■ **WORK TO COMPLETE**
Copy whichever lines contain the string "this".

↓

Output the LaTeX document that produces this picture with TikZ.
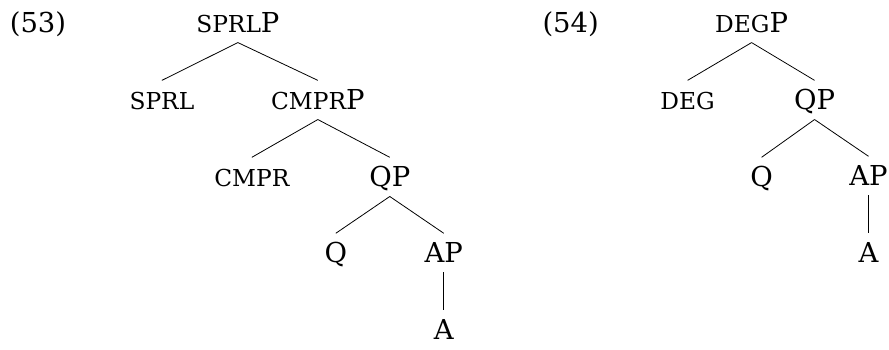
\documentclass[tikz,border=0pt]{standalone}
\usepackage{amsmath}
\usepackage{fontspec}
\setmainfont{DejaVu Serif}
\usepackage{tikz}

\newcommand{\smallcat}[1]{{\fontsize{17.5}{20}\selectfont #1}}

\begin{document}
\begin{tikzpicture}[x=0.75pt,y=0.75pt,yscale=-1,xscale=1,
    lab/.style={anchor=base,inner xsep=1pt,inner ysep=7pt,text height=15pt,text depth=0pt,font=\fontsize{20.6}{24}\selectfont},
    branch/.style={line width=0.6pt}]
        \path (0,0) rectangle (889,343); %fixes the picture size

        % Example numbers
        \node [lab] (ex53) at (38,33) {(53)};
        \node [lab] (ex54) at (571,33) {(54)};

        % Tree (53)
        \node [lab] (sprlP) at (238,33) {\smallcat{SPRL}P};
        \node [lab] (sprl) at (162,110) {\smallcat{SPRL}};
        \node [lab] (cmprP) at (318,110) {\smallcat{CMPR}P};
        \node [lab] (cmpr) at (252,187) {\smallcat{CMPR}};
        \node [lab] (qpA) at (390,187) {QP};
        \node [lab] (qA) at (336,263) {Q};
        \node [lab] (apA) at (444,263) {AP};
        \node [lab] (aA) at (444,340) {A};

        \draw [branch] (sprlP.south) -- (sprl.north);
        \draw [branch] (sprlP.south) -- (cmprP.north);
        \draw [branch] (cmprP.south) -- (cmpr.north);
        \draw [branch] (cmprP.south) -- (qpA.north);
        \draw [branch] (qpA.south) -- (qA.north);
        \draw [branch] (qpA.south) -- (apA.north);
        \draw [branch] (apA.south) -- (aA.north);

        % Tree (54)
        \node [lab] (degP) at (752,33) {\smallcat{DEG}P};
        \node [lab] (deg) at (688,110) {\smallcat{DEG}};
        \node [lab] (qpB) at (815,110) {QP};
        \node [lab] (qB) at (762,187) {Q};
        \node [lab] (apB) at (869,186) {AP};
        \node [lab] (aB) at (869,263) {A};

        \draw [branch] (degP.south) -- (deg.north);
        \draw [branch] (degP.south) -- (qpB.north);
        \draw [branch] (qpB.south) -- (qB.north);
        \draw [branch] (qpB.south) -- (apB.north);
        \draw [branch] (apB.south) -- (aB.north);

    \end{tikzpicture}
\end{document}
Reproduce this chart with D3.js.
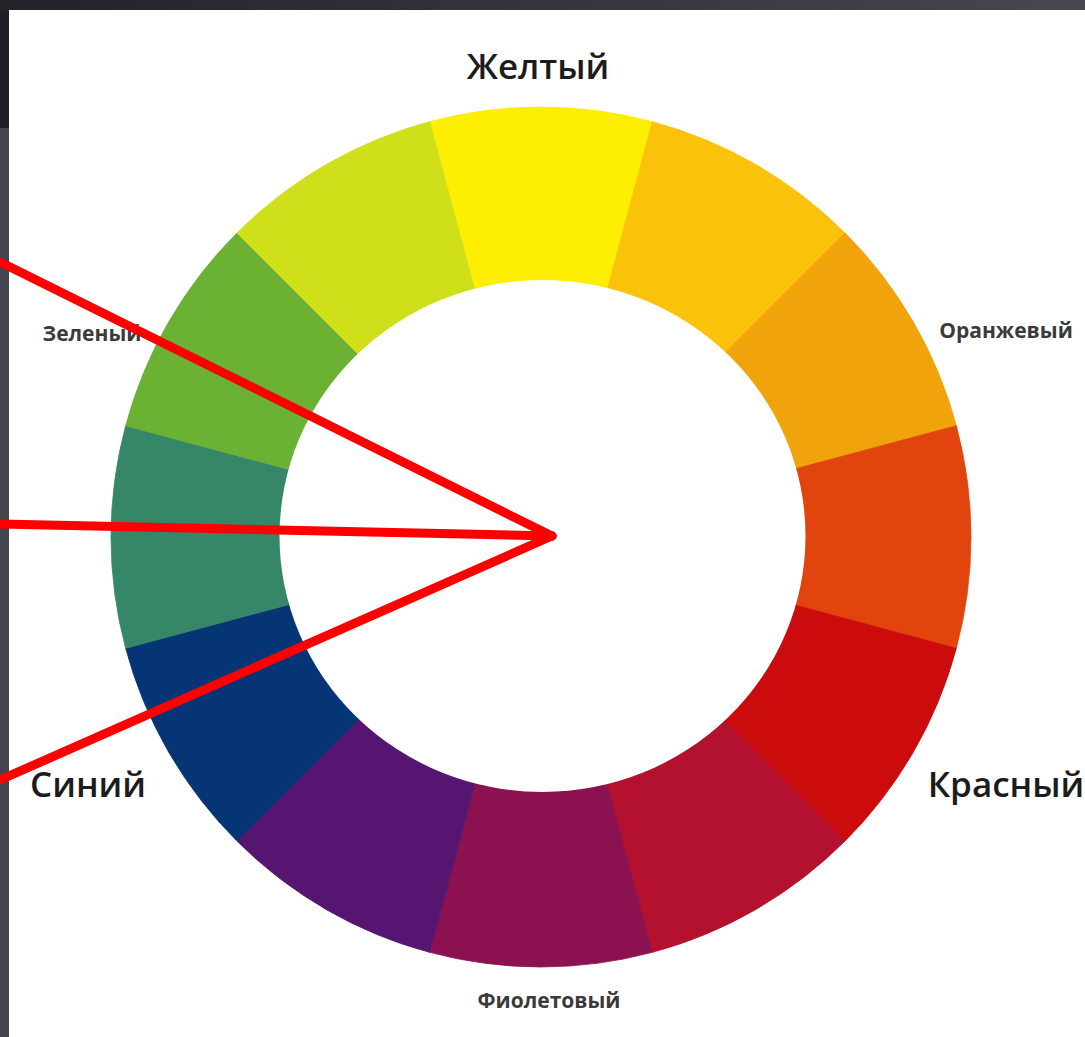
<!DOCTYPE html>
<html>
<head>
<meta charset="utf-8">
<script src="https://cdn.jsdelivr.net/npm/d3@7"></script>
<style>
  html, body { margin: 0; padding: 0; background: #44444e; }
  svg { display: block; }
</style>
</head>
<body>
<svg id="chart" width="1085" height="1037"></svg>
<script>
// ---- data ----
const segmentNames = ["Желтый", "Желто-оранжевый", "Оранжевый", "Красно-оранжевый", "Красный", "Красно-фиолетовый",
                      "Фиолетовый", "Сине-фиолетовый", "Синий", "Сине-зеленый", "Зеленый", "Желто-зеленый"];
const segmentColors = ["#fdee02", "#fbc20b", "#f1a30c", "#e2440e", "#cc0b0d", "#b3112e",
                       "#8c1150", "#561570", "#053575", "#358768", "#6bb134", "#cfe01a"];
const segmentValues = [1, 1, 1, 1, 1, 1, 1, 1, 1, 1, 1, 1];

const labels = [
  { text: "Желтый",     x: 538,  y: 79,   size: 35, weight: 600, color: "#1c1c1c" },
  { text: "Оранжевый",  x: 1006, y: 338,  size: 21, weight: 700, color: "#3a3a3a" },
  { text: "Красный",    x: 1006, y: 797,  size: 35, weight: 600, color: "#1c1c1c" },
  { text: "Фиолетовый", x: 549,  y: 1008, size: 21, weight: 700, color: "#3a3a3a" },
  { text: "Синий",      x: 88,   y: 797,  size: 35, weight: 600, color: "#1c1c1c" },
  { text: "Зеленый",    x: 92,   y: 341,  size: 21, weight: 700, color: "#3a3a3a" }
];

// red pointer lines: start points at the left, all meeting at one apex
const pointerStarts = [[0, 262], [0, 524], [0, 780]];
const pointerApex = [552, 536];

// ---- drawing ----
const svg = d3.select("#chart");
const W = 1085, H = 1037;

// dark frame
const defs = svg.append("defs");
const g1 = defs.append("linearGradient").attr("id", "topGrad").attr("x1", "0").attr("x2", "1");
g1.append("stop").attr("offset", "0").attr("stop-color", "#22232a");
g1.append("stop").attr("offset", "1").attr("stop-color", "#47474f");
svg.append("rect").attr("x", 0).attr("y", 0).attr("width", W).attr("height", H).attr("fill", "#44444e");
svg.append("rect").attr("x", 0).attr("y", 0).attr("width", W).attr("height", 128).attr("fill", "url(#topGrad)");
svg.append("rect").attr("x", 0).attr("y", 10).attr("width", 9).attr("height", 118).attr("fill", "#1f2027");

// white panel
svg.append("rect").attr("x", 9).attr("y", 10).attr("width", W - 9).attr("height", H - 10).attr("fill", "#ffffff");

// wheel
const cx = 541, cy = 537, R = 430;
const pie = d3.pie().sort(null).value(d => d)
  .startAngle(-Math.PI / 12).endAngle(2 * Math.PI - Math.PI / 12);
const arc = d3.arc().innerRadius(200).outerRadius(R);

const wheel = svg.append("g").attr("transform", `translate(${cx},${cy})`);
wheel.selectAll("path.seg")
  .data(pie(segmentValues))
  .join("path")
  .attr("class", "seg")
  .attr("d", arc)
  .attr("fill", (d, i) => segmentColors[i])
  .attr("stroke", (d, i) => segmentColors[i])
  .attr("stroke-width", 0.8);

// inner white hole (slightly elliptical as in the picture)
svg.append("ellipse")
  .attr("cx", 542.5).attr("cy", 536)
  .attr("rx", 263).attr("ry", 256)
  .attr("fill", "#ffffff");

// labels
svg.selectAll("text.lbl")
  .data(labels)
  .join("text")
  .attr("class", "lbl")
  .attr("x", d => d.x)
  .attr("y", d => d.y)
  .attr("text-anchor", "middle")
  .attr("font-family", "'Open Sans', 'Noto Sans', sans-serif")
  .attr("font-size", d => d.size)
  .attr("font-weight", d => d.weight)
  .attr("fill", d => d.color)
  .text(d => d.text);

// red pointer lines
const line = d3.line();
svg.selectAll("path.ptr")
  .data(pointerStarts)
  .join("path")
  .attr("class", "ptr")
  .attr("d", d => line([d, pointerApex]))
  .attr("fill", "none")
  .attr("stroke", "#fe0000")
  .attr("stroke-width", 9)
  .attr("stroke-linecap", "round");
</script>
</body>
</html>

↑

■ **SOLUTION BELOW**
Output the LaTeX document that produces this picture with TikZ.
Reproduce this chart with D3.js.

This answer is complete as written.